The transition from adulthood to old age is not easy. This phase plays a crucial role in shaping the future, including financial stability. The most important factor during this journey is money. Saving and investing wisely help build a secure future. Currently, interest rates on fixed deposits in banks and post offices have decreased. This has become a concern for many, especially senior citizens, who rely on these savings for financial support after retirement.

However, where there is a problem, a solution also emerges. To ensure the financial security of senior citizens, the central government has introduced a special scheme called Pradhan Mantri Vaya Vandana Yojana (PMVVY). This social welfare scheme, managed by the Life Insurance Corporation of India (LIC), provides pension benefits to senior citizens.

In this article, we will share all the important details about this scheme.

Pradhan Mantri Vaya Vandana Yojana: Key Details You Should Know

This scheme was initially set to end on March 31, 2020, but its validity was later extended until March 31, 2023, giving it an additional three years.

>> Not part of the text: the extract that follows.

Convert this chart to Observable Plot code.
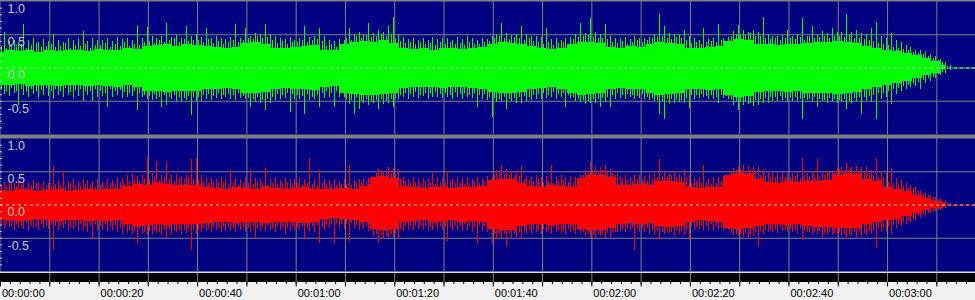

    1. Important Features of the Scheme
    2. The scheme has a validity of 10 years.
    3. Only senior citizens (above 60 years) can apply.
    4. Investors can choose to receive interest monthly, quarterly, half-yearly, or annually.
    5. The interest rate is 7.4%, which is higher than most small savings schemes, including the Senior Citizen Savings Scheme.

Investment and Returns

  • The maximum investment allowed is ₹15 lakh.
  • A person investing the full amount will receive a monthly interest of ₹9,250.
  • The minimum monthly interest under this scheme is ₹1,000.